Back at the pits the crew are pleased to see a family they met at the start of this meeting, on the Thursday evening. Most racers are keen to promote the sport they love so much and will spend time with people who ask questions and are interested. Andy had put each of the three children into the driving seat of the dragster and pictures were taken.
Lots of questions were asked and they were brought up to speed about what the crew had changed and why and what the outcome had been. They proved to be very observant and the crew were interested in their observations from the stand, which gives a different perspective again from that gained at the start line or further up the track. The crew are looking forward to seeing the family again as the meeting progresses.

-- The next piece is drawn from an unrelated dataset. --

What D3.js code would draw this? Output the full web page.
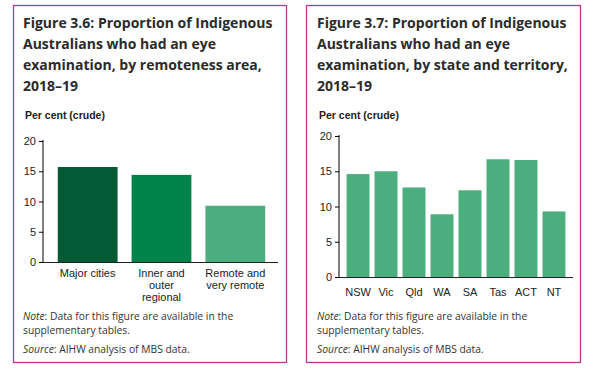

Qualifying Day 3 / Eliminations Round 1
As the class had more that 16 cars entered, a first round of eliminations was held on Sunday evening. Unfortunately for us, qualifying in 10th place we were drawn against Chris Issacs driving the Standard Vanguard, who had been running the numbers consistently all weekend. It was quite late into the evening when we were called to go down to the pairing lanes for the eliminations, so we checked the weather, and forecast that the temperature would drop, making the car more powerful. So we increased the throttle stop slightly. We waited for about 45 minutes prior to running, and unknown to us not only had the temperature dropped but the humidity had increased quite significantly as we were waiting to run. As a consequence the car ran slower than anticipated and never managed to catch Chris.
Congratulations Chris, you
beat us again. Oh well back on the trailer – we will be able to watch
all the racing on Monday.
Whilst we were hoping for a better result from the meeting overall, the car ran well, we just made the wrong tune up calls. We live and learn.